Even with the exclusive focus on the United States, Canadian vehicle exports have lost significant share in the world's second-largest auto market. Canada's share of overall U.S. vehicle imports dropped to only 20% last year, down from a peak of 31% in 2000 and an average of 25% since the mid-1990s. Mexico has made significant gains at the expense of Canada, but all other major vehicle producers have also made inroads. Vehicle exports from Mexico to the United States have jumped 22% since the new millennium, but this pales with the nearly 50% surge for the combined exports from Germany and South Korea. In fact, vehicle exports from these two countries to the United States totalled nearly 2 million vehicles last year, nearly matching shipments from Canada. In addition, these countries also continue to make gains in other markets. As a result, Canada's share of global vehicle exports has fallen to only 6%, down from a double-digit share as recently as 2002. Furthermore, Canada is one of only two global 'top 10' vehicle producers where vehicle assemblies have failed to surpass the level prevailing prior to the latest global economic downturn.

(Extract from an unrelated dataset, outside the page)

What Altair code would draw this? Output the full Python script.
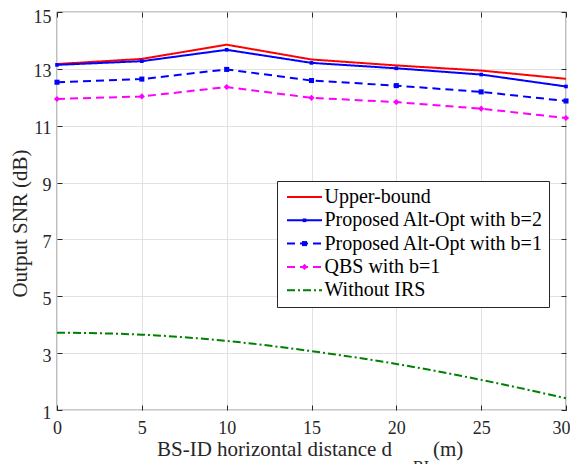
import altair as alt
import pandas as pd

# ---------------- data ----------------
x_vals = [0, 5, 10, 15, 20, 25, 30]
upper_bound = [13.17, 13.35, 13.85, 13.33, 13.12, 12.94, 12.65]
altopt_b2 = [13.14, 13.27, 13.67, 13.21, 13.02, 12.80, 12.38]
altopt_b1 = [12.53, 12.64, 12.98, 12.59, 12.41, 12.19, 11.87]
qbs_b1 = [11.94, 12.03, 12.36, 11.98, 11.83, 11.60, 11.27]
without_irs = [3.72, 3.65, 3.43, 3.07, 2.62, 2.06, 1.41]

series_names = ["Upper-bound", "Proposed Alt-Opt with b=2",
                "Proposed Alt-Opt with b=1", "QBS with b=1", "Without IRS"]
series_values = [upper_bound, altopt_b2, altopt_b1, qbs_b1, without_irs]
has_marker = [False, True, True, True, False]

x_ticks = [0, 5, 10, 15, 20, 25, 30]
y_ticks = [1, 3, 5, 7, 9, 11, 13, 15]

# ---------------- styles ----------------
colors = ["#ff0000", "#0000ff", "#0000ff", "#ff00ff", "#008000"]
marker_colors = ["transparent", "#0000ff", "#0000ff", "#ff00ff", "transparent"]
dashes = [[1, 0], [1, 0], [8, 5], [8, 5], [8, 3, 2, 3]]
shapes = ["square", "square", "square", "diamond", "square"]
sizes = [1, 50, 50, 95, 1]

rows = []
for name, vals, mk in zip(series_names, series_values, has_marker):
    for xv, yv in zip(x_vals, vals):
        rows.append({"x": xv, "y": yv, "series": name, "series_m": name, "marker": mk})
df = pd.DataFrame(rows)

W, H = 509, 398
FONT = "Liberation Serif"
INK = "#262626"

x_scale = alt.Scale(domain=[0, 30], nice=False, zero=False)
y_scale = alt.Scale(domain=[1, 15], nice=False, zero=False)

x_axis_main = alt.Axis(values=x_ticks, title=None, grid=True, gridColor="#e2e2e2",
                       domain=False, ticks=False, labelFont=FONT, labelFontSize=18,
                       labelColor=INK, labelPadding=9, labelFlush=False,
                       labelOffset={"condition": {"test": "datum.value == 30", "value": -5}, "value": 0})
y_axis_main = alt.Axis(values=y_ticks, title="Output SNR (dB)", grid=True, gridColor="#e2e2e2",
                       domain=False, ticks=False, labelFont=FONT, labelFontSize=18,
                       labelColor=INK, labelPadding=6, labelFlush=False,
                       labelOffset={"condition": {"test": "datum.value == 15", "value": 5}, "value": 3},
                       titleFont=FONT, titleFontSize=21, titleFontWeight="normal",
                       titleColor=INK, titleAngle=270, titleX=-37, titleY=211,
                       titleAlign="center", titleBaseline="middle")

LEG_X, LEG_Y, LEG_PAD = 220, 169, 6
legend_lines = alt.Legend(orient="none", legendX=LEG_X, legendY=LEG_Y, title=None,
                          symbolType="M-3.5,0H3.5", symbolSize=100, symbolStrokeWidth=2,
                          symbolOffset=11.5,
                          labelFont=FONT, labelFontSize=20, labelColor="black",
                          labelOffset=10, labelLimit=0, padding=LEG_PAD, rowPadding=3.3,
                          strokeColor=INK, fillColor="white")
legend_marks = alt.Legend(orient="none", legendX=LEG_X, legendY=LEG_Y, title=None,
                          symbolOffset=11.5, symbolStrokeWidth=0,
                          labelFont=FONT, labelFontSize=20, labelExpr="''",
                          labelLimit=0, padding=LEG_PAD, rowPadding=3.3)

color_enc = alt.Color("series:N", scale=alt.Scale(domain=series_names, range=colors),
                      legend=legend_lines)
dash_enc = alt.StrokeDash("series:N", scale=alt.Scale(domain=series_names, range=dashes),
                          legend=legend_lines)

base = alt.Chart(df)

lines_lin = base.transform_filter(alt.datum.series != "Without IRS").mark_line(
    strokeWidth=2).encode(
    x=alt.X("x:Q", scale=x_scale, axis=x_axis_main),
    y=alt.Y("y:Q", scale=y_scale, axis=y_axis_main),
    color=color_enc, strokeDash=dash_enc, detail="series:N")

lines_smooth = base.transform_filter(alt.datum.series == "Without IRS").mark_line(
    strokeWidth=2, interpolate="monotone").encode(
    x=alt.X("x:Q", scale=x_scale, axis=x_axis_main),
    y=alt.Y("y:Q", scale=y_scale, axis=y_axis_main),
    color=color_enc, strokeDash=dash_enc, detail="series:N")

lines = alt.layer(lines_lin, lines_smooth)

points = base.transform_filter(alt.datum.marker == True).mark_point(
    filled=True, opacity=1, strokeWidth=0).encode(
    x=alt.X("x:Q", scale=x_scale, axis=None),
    y=alt.Y("y:Q", scale=y_scale, axis=None),
    color=alt.Color("series_m:N", scale=alt.Scale(domain=series_names, range=marker_colors),
                    legend=legend_marks),
    shape=alt.Shape("series_m:N", scale=alt.Scale(domain=series_names, range=shapes),
                    legend=legend_marks),
    size=alt.Size("series_m:N", scale=alt.Scale(domain=series_names, range=sizes),
                  legend=legend_marks))

tick_kw = dict(labels=False, domain=False, grid=False, ticks=True, tickSize=5,
               tickColor=INK, title=None)
ticks_a = base.mark_point(opacity=0).encode(
    x=alt.X("x:Q", scale=x_scale, axis=alt.Axis(values=x_ticks, orient="top", offset=-H, **tick_kw)),
    y=alt.Y("y:Q", scale=y_scale, axis=alt.Axis(values=y_ticks, orient="right", offset=-W, **tick_kw)))
ticks_b = base.mark_point(opacity=0).encode(
    x=alt.X("x:Q", scale=x_scale, axis=alt.Axis(values=x_ticks, orient="bottom", offset=-H, **tick_kw)),
    y=alt.Y("y:Q", scale=y_scale, axis=alt.Axis(values=y_ticks, orient="left", offset=-W, **tick_kw)))

title_main = alt.Chart(pd.DataFrame({"t": ["BS-ID horizontal distance d"]})).mark_text(
    font=FONT, fontSize=21, align="left", baseline="alphabetic", color=INK).encode(
    x=alt.value(100), y=alt.value(444), text="t:N")
title_sub = alt.Chart(pd.DataFrame({"t": ["BI"]})).mark_text(
    font=FONT, fontSize=16, align="left", baseline="alphabetic", color=INK).encode(
    x=alt.value(356), y=alt.value(460), text="t:N")
title_unit = alt.Chart(pd.DataFrame({"t": ["(m)"]})).mark_text(
    font=FONT, fontSize=21, align="left", baseline="alphabetic", color=INK).encode(
    x=alt.value(376), y=alt.value(444), text="t:N")

chart = alt.layer(ticks_a, ticks_b, lines, points, title_main, title_sub, title_unit).resolve_scale(
    color="independent", shape="independent", size="independent", strokeDash="independent"
).resolve_axis(x="independent", y="independent").properties(
    width=W, height=H,
    autosize=alt.AutoSizeParams(type="none"),
    padding={"left": 49, "top": 4, "right": 4, "bottom": 56},
).configure(background="white").configure_view(stroke=INK, strokeWidth=1.2)

chart.save("out.html", embed_options={"renderer": "svg", "actions": False})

Japan is the other major vehicle-producing country where assemblies remain below pre-crisis levels, as automakers have shifted assemblies from the island nation due to high operating costs, and until recently, a strengthening currency. However, even as Japanese automakers opened new plants in North America and other jurisdictions, car and truck exports from Japan to the United States have continued to edge higher, climbing to 3.1 million units last year, from 3 million at the turn of the millennium. Japan also remains the world's largest vehicle exporter, shipping 4.7 million vehicles overseas last year, compared with German exports of 4.4 million.

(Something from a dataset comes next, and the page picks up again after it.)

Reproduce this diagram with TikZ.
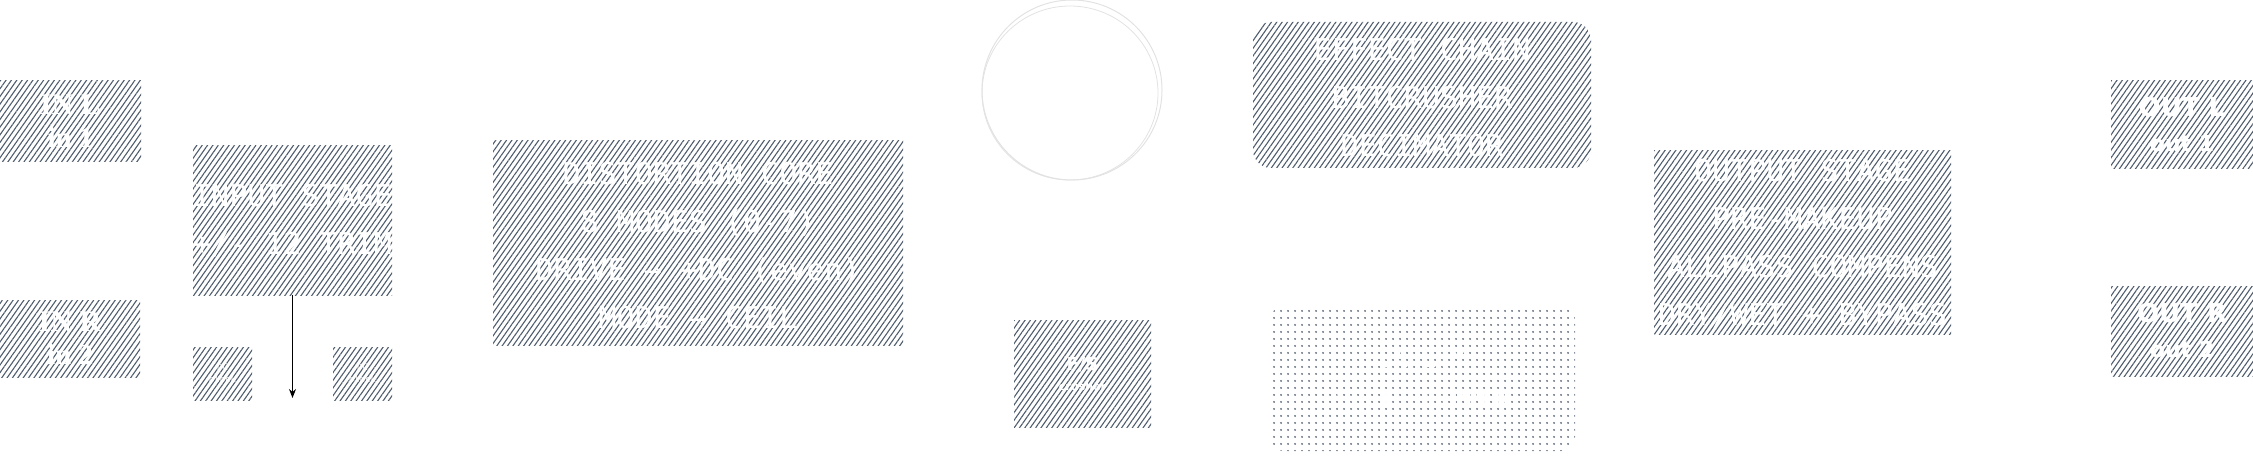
\documentclass[tikz,border=0pt]{standalone}
\usepackage{fontspec}
\setmonofont{DejaVu Sans Mono}
\newfontfamily\inserif{Liberation Serif}
\newfontfamily\outsans{DejaVu Sans}
\usetikzlibrary{patterns.meta,arrows.meta}
\definecolor{hatch}{RGB}{78,92,108}
\definecolor{dotcol}{RGB}{96,108,122}
\definecolor{ringgray}{RGB}{226,226,226}
\begin{document}
\begin{tikzpicture}[x=1pt,y=-1pt,
  hbox/.style={draw=none, pattern={Lines[angle=55,distance=4.4pt,line width=1.1pt]}, pattern color=hatch, inner sep=0pt, outer sep=0pt},
  dbox/.style={draw=none, pattern={Dots[distance=6.5pt,radius=1.1pt]}, pattern color=dotcol, inner sep=0pt, outer sep=0pt, rounded corners=14pt},
  monotext/.style={text=white, align=center, font=\ttfamily\fontsize{30}{48}\selectfont, inner sep=0pt},
  portin/.style={text=white, align=center, font=\inserif\bfseries\fontsize{30}{37}\selectfont, inner sep=0pt},
  portout/.style={text=white, align=center, font=\outsans\bfseries\fontsize{26}{37}\selectfont, inner sep=0pt},
  smalltext/.style={text=white, align=center, font=\ttfamily\fontsize{9}{12}\selectfont, inner sep=0pt}]
\useasboundingbox (0,0) rectangle (2253,457);

% input ports
\node[hbox, minimum width=141pt, minimum height=81pt] (inl) at (70.5,121.5) {};
\node[portin] (inlT) at (inl.center) {IN L\\[-4pt]{\fontsize{29}{30}\selectfont in 1}};
\node[hbox, minimum width=140pt, minimum height=77pt] (inr) at (70,338.5) {};
\node[portin] (inrT) at (inr.center) {IN R\\[-4pt]{\fontsize{29}{30}\selectfont in 2}};

% input stage
\node[hbox, minimum width=199pt, minimum height=149pt] (input) at (292.5,220.5) {};
\node[monotext] (inputT) at (input.center) {INPUT STAGE\\+/- 12 TRIM};
\coordinate (arrowend) at (292.5,398);
\draw[line width=1.2pt, -{Stealth[length=9pt,width=7pt]}] (input.south) -- (arrowend);

\node[hbox, minimum width=59pt, minimum height=53pt] (sa) at (222.5,373.5) {};
\node[smalltext] (saT) at (sa.center) {DC\\block};
\node[hbox, minimum width=59pt, minimum height=53pt] (sb) at (362.5,373.5) {};
\node[smalltext] (sbT) at (sb.center) {DC\\block};

% distortion core
\node[hbox, minimum width=410pt, minimum height=204pt] (dist) at (698,243) {};
\node[monotext] (distT) at (698,245.5) {DISTORTION CORE\\8 MODES (0-7)\\DRIVE → +DC (even)\\MODE → CEIL};

% circle
\node[draw=ringgray, line width=1pt, circle, minimum size=180pt, inner sep=0pt] (ring) at (1072,90) {};
\draw[ringgray, line width=0.8pt] (1070,93) ellipse [x radius=88pt, y radius=87pt];

% effect chain
\node[hbox, rounded corners=18pt, minimum width=338pt, minimum height=146pt] (fx) at (1422,95) {};
\node[monotext] (fxT) at (1422,98) {EFFECT CHAIN\\BITCRUSHER\\DECIMATOR};

% F/S box
\node[hbox, minimum width=137pt, minimum height=107pt] (fs) at (1082.5,373.5) {};
\node[text=white, align=center, font=\outsans\bfseries\fontsize{18}{20}\selectfont, inner sep=0pt] (fsT) at (fs.center) {F/S\\{\fontsize{11}{12}\selectfont crusher}};

% dotted box
\node[dbox, minimum width=305pt, minimum height=145pt] (dot) at (1422.5,378.5) {};
\node[text=white, align=center, font=\ttfamily\fontsize{24}{40}\selectfont, inner sep=0pt] (dotT) at (dot.center) {SAFETY\\SOFT CLIPPER};

% output stage
\node[hbox, minimum width=297pt, minimum height=183pt] (out) at (1802.5,242.5) {};
\node[monotext] (outT) at (1802.5,244) {OUTPUT STAGE\\PRE-MAKEUP\\ALLPASS COMPENS\\DRY/WET + BYPASS};

% output ports
\node[hbox, minimum width=142pt, minimum height=88pt] (outl) at (2182,125) {};
\node[portout] (outlT) at (outl.center) {OUT L\\[-2pt]{\fontsize{22}{28}\selectfont out 1}};
\node[hbox, minimum width=142pt, minimum height=90pt] (outr) at (2182,331) {};
\node[portout] (outrT) at (outr.center) {OUT R\\[-2pt]{\fontsize{22}{28}\selectfont out 2}};
\end{tikzpicture}
\end{document}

Export-intensities for the industrialized major auto-exporting nations (excluding Canada) average around 50% of domestic production, with half of all exports destined to other continents. While the export concentration is higher in Western Europe, the European Union (EU 15) now absorbs only 40% of Germany's auto exports, down from 55% a decade ago. Meanwhile, one-quarter of Germany's exports are now destined to Asia and nearly 20% are exported to North America. The trend is similar for the industrialized Asian vehicle-producing nations, with only one-quarter of exports from Japan and South Korea remaining in Asia (including the Middle East).
China is the fastest growing market for German luxury brands, with auto exports to China surging sevenfold over the past decade and now account for nearly 40% of overall German vehicle shipments to Asia, double the share of a decade ago. U.S. automakers are also making solid gains in China and the wealthy markets of the Middle East. For example, Saudi Arabia is the fifth-largest market for vehicles assembled in the United States and the United Arab Emirates is the sixth. Exports to both markets are concentrated in large luxury cars and SUVs, due to low gasoline prices and a large number of high-net-worth households in both countries.

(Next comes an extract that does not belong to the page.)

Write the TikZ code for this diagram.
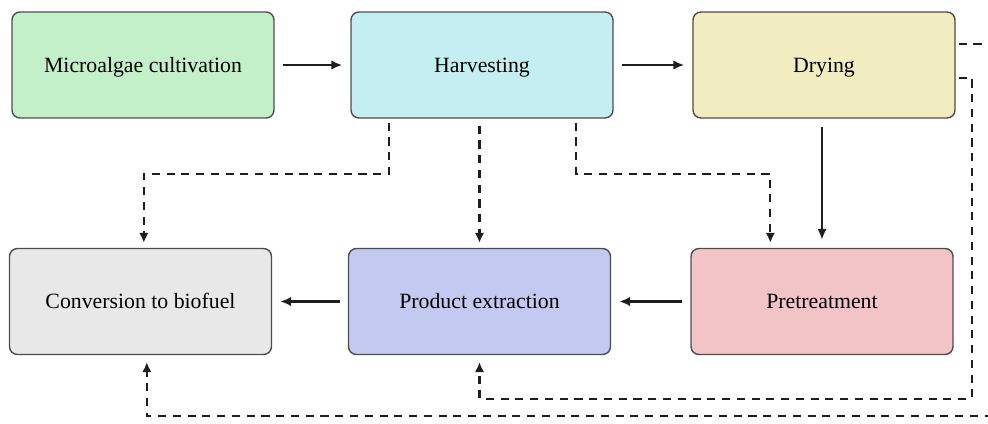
\documentclass[tikz,border=0pt]{standalone}
\usepackage{fontspec}
\setmainfont{Liberation Serif}
\usetikzlibrary{positioning, arrows.meta, calc}
\definecolor{cultGreen}{HTML}{C3F0C9}
\definecolor{harvCyan}{HTML}{C4EEF2}
\definecolor{dryYellow}{HTML}{F1EDC1}
\definecolor{convGray}{HTML}{E8E8E8}
\definecolor{extrBlue}{HTML}{C3C9F0}
\definecolor{pretPink}{HTML}{F2C3C7}
\definecolor{edgeGray}{HTML}{4D4D4D}
\definecolor{inkDark}{HTML}{1E1E1E}

\begin{document}
\begin{tikzpicture}[
  x=0.02cm, y=-0.02cm,
  font=\rmfamily\fontsize{12.4}{15}\selectfont,
  stage/.style={rectangle, rounded corners=4.5pt, draw=edgeGray, line width=0.8pt,
                minimum width=5.24cm, minimum height=2.12cm, inner sep=0pt,
                text height=8.2pt, text depth=0pt},
  flow/.style={-{Latex[length=2.2mm, width=1.9mm]}, line width=1.3pt, draw=inkDark,
               shorten <=0.16cm, shorten >=0.16cm},
  side/.style={-{Latex[length=2mm, width=1.9mm]}, line width=1.3pt, draw=inkDark,
               dash pattern=on 4.6pt off 3.8pt},
]
\path[use as bounding box, clip] (0,0) rectangle (988,423);

% ===== top row ==============================================================
\node[stage, fill=cultGreen] (cultiv)  at (143,65)  {Microalgae cultivation};
\node[stage, fill=harvCyan]  (harvest) at (482,65)  {Harvesting};
\node[stage, fill=dryYellow] (drying)  at (824,65)  {Drying};

% ===== bottom row ===========================================================
\node[stage, fill=convGray]  (convert)  at (140.5,301.5) {Conversion to biofuel};
\node[stage, fill=extrBlue]  (extract)  at (479.5,301.5) {Product extraction};
\node[stage, fill=pretPink]  (pretreat) at (822,301.5)   {Pretreatment};

% ===== main route ===========================================================
\draw[flow] (cultiv) -- (harvest);
\draw[flow] (harvest) -- (drying);
\draw[flow] (pretreat.north |- drying.south) -- (pretreat.north);
\draw[flow] (pretreat) -- (extract);
\draw[flow] (extract) -- (convert);

% ===== side routes ==========================================================
\draw[side] ($(harvest.south west)+(39,4)$) -- ++(0,51)
  -| ($(convert.north west)+(135,-5)$);
\draw[side] ($(extract.north |- harvest.south)+(0,7)$) -- ($(extract.north)+(0,-5)$);
\draw[side] ($(harvest.south west)+(226,4)$) -- ++(0,51)
  -| ($(pretreat.north west)+(80,-5)$);
\draw[side] ($(drying.south east)+(3,-41)$) -- ++(13,0) -- ++(0,321)
  -| ($(extract.south)+(0,7)$);
\draw[side] ($(drying.north east)+(3,33)$) -- ++(45,0) -- ++(0,372)
  -| ($(convert.south west)+(138,7)$);

\end{tikzpicture}
\end{document}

In contrast to industrialised auto-producing nations, emerging vehicle manufacturers -- China, Brazil and India -- have a much greater focus on their domestic market. China exports less than 5% of the vehicles it produces. Export intensities are somewhat higher for Brazil and India, but represent less than 20% of domestic output. Furthermore, the emerging vehicle-producing nations also tend to be more geographically diversified than Canada. Only 35% of all vehicles exported from China and India remain in Asia. In the case of Brazil, 75% of its exports are destined to its MERCUSOR neighbours -- Argentina, Paraguay, Uruguay and Venezuela.